I have a best friend that I never talk to because we are both too busy with life and ministry and families.
I have a bunch of mommy friends that I see occasionally.
I have a friend that I see three times a week, but it's in passing and we don't share a depth of relationship that I wish we could.
I have ministry friends that I get to see once or twice a year.
I have an amazing husband who is the greatest friend I could ask for, but in all this I'm lonely.

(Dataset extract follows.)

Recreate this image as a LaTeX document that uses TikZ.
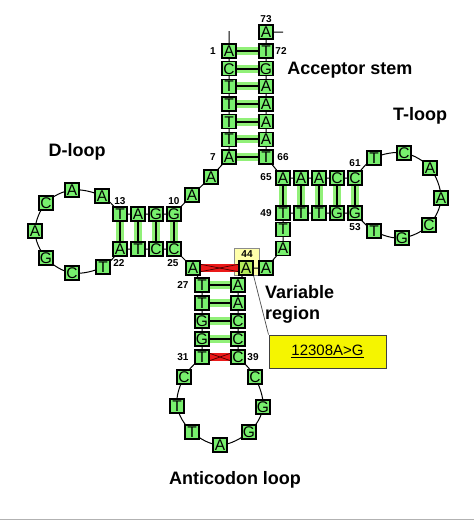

We began this journey toward church planting in March of 2010. (Though in reality it began so much longer ago than that.)  It seems as though God has given us the "slow track" rather than the "fast pass" that He has offered some others.  You see, many church planters feel a sense of urgency and it requires them to take immediate action which means leaving jobs, family, friends and sometimes moving.  He gives a "call" to a certain people, or place and the church planter responds accordingly.  Then to others there's a slow steady burn of desire.  This desire turns into intentionality and that intentionality gives birth to a passion and a planter.  Both are wonderful ways to be called into this crazy world of church planting.  I think that this slower paced version of church planting that we have been called to, though perfect for us, is a lonely path.  Why?  Well, for two reasons.  First, not many take this route.  If I look at the people in discovery lab with us two years ago, none have taken this path except us.  There have been three discovery labs since ours and as far as I know none of them have taken this journey.  Second, since coming back last year from strategy lab and telling our friends and family that this was our plan a distance has grown relationally with all of our friends.  It's like taking off a band-aid very, very slowly.  In some ways I would certainly prefer the "rip it off" method, and I would be lying if I didn't say that I ask God sometimes why He chose this path for us.  I know that His thoughts are not our thoughts and His ways are not our ways. (Is. 55:8)  I see only a part of His perfect plan and timing for our family.  We will enter into church planting without the burden of debt.  We will leave our church family prepared as best we can for success with youth ministry.  Our children are a little older and more self sufficient than when we first began this journey.  I see all of these blessings and know that God is in control of them.  So I don't doubt that this slow track is the path for us.  It's just lonely, and I know that even in my loneliness  He can mold and shape me for His purposes.